From this isolation grew a unique culture with one-of-a-kind delicacies, providing yet another frontier for gourmands in Japan to explore.
Here we’ll introduce a selection of 10 delicacies from across the four prefectures of Shikoku representing the pinnacle of this exquisite cuisine culture.
Mikan/Orange Juice (Ehime)
As the most populated prefecture in Shikoku, Ehime is a cultural goldmine dotted with ancient castles, Edo-period towns, and Japan’s oldest hot spring of Dogo Onsen.
Ehime Prefecture’s specialty produce is citrus fruit, including the juicy mikan mandarin. It's a running joke in Japan that residents of Ehime have a faucet in their homes with an unlimited supply of juice - a fantasy turned reality at Matsuyama Airport and Matsuyama Castle!

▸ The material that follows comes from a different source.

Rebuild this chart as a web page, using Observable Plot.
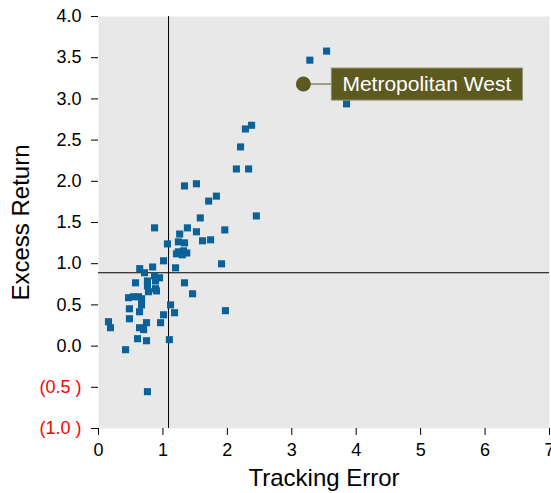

Prospering from the abundant sunlight, warm weather, and unique terrace-style farming, Ehime citrus is tangy, succulent, and vividly colored. While most is grown on the coastal Uwajima area, Ehime citrus can be found and tasted all throughout the prefecture. This includes the stores surrounding Dogo Onsen, along with the above-mentioned orange-juice faucets at Matsuyama Airport and Matsuyama Castle, which cost 350 yen for a cup and 500 yen for a beer mug.
Chuchu Jelly (Ehime)
Chuchu Jelly provides an authentic hit of Ehime citrus in a handy, long-lasting sipping pack. The most well-known Chuchu Jelly is from citrus producer Tanabe Seika, whose innovative design and high-quality product earned it the #1 place in the 2011 Japan Snack Rankings. While not quite the same as a freshly-squeezed glass, Chuchu Jelly managed to retain the invigorating flavorful kick expected from Ehime juice.
Botchan Dango (Ehime)
These delightfully flamboyant dango were named in honor of Natsume Soseki’s acclaimed novel ‘Botchan,’ whose titular protagonist enjoys two plates of traditional dango sweets when visiting Dogo Onsen. Soseki himself also resided in Ehime for a period of time and was spotted relishing dango on an almost daily basis.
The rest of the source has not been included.